3. The issues: direct grants and application of the 9% lump-sum valuation

A longstanding informal practice existed whereby options or warrants were granted directly to the person behind the PSC. In the framework of this practice, the question arose what valuation rate had to be used in such situation. The 18% or the 9% rate? One of the conditions for the use of the 9% rate is that the option or warrant relates to stock of the company to the benefit of which the professional activity is exercised by the beneficiary or to the benefit of companies that have a direct or indirect participation in the former company. Bearing in mind that the options or warrants typically relate to stock of the client or a parent company of the client, this condition is not fulfilled at the level of the individual director/consultant but only at the level of the PSC. The conclusion is that the 9% rate cannot be applied, but the 18% rate must be used instead.

Confronted with this inconvenience, the Belgian General Tax Administration was contacted on a case-by-case basis.
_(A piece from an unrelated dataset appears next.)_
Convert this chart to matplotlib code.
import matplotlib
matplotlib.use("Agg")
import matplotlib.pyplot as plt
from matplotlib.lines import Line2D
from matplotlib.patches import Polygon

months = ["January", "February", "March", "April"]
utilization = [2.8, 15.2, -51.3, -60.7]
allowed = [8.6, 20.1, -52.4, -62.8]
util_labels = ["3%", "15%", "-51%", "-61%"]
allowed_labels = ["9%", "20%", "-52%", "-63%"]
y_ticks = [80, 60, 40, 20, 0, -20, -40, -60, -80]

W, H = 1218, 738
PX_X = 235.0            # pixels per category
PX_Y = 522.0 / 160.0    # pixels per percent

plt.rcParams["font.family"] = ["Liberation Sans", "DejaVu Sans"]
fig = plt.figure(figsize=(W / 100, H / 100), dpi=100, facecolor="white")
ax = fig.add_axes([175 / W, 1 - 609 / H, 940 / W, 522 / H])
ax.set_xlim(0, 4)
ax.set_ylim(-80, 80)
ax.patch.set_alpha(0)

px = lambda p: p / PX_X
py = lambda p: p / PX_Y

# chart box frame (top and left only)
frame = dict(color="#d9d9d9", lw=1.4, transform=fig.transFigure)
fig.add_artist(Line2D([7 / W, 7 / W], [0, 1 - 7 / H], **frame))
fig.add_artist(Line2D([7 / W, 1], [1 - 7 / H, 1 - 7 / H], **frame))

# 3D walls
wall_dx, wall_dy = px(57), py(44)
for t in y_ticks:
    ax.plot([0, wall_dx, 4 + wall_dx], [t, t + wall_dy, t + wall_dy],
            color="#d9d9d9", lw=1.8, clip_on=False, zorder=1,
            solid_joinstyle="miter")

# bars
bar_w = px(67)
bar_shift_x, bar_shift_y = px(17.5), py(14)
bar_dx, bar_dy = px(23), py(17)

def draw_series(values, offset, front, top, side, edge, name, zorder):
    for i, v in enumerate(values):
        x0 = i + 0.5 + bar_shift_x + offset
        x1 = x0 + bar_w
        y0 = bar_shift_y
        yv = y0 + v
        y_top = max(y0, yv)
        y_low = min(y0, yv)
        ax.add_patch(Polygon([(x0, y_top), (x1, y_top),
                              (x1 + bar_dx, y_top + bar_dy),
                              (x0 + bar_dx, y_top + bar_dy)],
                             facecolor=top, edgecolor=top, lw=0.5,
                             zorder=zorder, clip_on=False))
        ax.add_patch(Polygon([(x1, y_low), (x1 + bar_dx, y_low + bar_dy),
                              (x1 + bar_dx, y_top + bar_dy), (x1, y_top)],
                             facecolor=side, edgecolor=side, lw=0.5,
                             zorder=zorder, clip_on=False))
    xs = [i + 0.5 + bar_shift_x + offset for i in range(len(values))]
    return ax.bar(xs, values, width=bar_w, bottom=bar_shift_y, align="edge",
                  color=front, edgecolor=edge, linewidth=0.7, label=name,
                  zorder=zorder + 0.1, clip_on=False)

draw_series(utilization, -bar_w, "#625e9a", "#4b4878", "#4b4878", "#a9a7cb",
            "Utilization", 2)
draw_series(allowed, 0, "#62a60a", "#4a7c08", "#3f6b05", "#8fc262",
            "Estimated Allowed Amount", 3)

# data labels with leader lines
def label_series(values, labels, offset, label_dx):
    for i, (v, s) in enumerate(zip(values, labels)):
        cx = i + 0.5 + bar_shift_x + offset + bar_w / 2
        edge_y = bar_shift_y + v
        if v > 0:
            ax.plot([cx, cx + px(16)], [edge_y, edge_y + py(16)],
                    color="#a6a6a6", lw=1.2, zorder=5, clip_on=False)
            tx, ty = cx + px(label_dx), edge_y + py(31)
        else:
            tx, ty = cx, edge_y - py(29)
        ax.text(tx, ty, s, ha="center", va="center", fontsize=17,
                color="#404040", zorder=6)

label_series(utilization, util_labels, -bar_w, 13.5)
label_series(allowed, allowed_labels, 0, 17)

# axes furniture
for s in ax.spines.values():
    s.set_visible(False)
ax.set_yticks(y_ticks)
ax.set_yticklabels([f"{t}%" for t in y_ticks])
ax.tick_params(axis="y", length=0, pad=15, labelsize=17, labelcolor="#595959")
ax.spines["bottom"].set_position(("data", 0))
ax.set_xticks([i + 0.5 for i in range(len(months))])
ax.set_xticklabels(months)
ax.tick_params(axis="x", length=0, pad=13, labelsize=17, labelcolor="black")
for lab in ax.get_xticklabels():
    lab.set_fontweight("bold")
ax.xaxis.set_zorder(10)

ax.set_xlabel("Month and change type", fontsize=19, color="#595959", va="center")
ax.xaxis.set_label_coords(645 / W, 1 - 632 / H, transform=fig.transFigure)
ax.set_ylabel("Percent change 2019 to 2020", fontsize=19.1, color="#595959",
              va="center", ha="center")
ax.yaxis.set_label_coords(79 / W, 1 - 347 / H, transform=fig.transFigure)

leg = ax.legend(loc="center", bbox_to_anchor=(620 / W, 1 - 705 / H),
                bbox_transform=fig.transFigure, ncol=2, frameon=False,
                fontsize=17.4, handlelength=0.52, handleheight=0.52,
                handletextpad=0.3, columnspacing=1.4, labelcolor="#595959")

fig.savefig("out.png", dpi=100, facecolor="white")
At several occasions, the tax administration confirmed the use of the 9% rate, but only where the options/warrants are granted to the “permanent representative” of a PSC that is appointed as a director, manager (zaakvoerder/gérant) or member of the management committee, management board or supervisory board of the company to the benefit of which the professional activity is exercised. Indeed, in that case, according to Article 61, paragraph 2 of the Belgian Companies Code, the permanent representative must meet the same conditions and shall be liable according to civil and criminal law as if they would carry out the mandate in their own name and on their own behalf, without prejudice to the joint and several liability of the legal person they represent, and the latter may only dismiss its permanent representative by appointing a new one.
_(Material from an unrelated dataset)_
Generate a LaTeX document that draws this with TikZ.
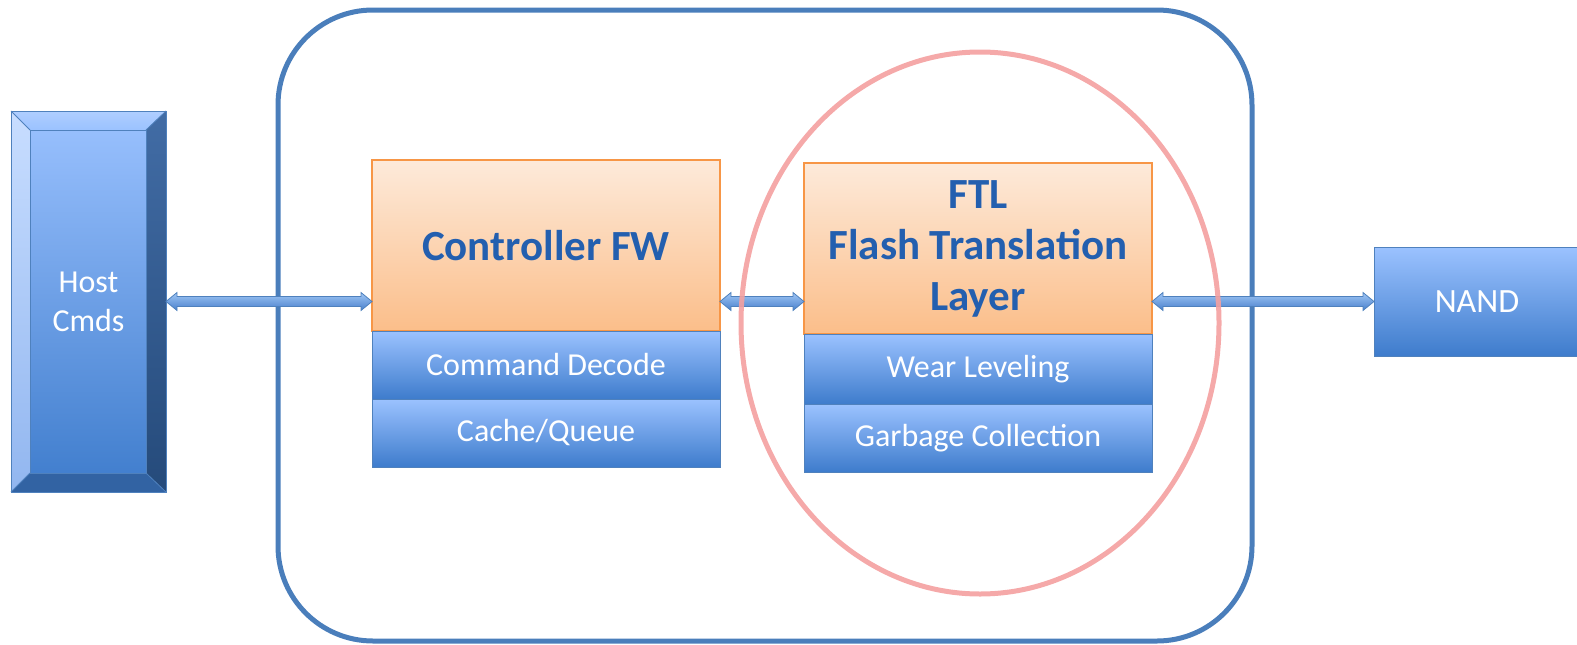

At the same time, the Belgian Service for Advance Decisions in Tax Matters, the so-called Ruling Commission, issued binding tax rulings which explicitly required the intervention of the PSC in the grant of the options or warrants (the described back-to-back operation) and denied the application of the 9% rate.

4. Circular letter 2017/C/21 of 13 April 2017

At the end of 2016, the financial press echoed the informal practice, referring to the 9% valuation as an unexpected gift for PSCs. This led to public condemnation of the practice by a number of tax advisers, the president of the Ruling Commission and finally also by the Minister of Finance, which announced to have his administration issue a circular letter, which was published yesterday.

It first reiterates the principle that reduction by half of the valuation of the benefit in kind (the 9% rate) requires that the option or warrant relates to stock of the company to the benefit of which the professional activity is exercised by the beneficiary or to the benefit of companies that have a direct or indirect participation in the former company. Then, it confirms that from a legal and tax viewpoint, the PSC delivers the services to the client and the manager/consultant exercises its professional activity to the benefit of the PSC and not to the benefit of the client. Therefore, the condition for reduction by half of the benefit is not fulfilled, whether or not the PSC is a board member of the client.

While it emphasizes the different nature of the relationship between PSC and client and between PSC and manager, the circular letter does not explicitly require the intervention of the PSC (the back-to-back operation) in the grant of the options/warrants. This may indicate that the tax administration would continue to tolerate direct grants. It is unclear whether the Ruling Commission will align its position to that of the central tax administration. Future ruling decisions will probably shed light on this.

Finally, the circular states that it only applies to stock options or warrants that are granted after the date of its publication (13 April 2017), which may be interpreted as grandfathering the application of the 9% rate for options or warrants granted to managers/consultants using PSCs at the latest on 12 April 2017. Beneficiaries with PSCs that have been granted options/warrants in the past years and that have applied the reduced valuation should now be able to sleep on both ears.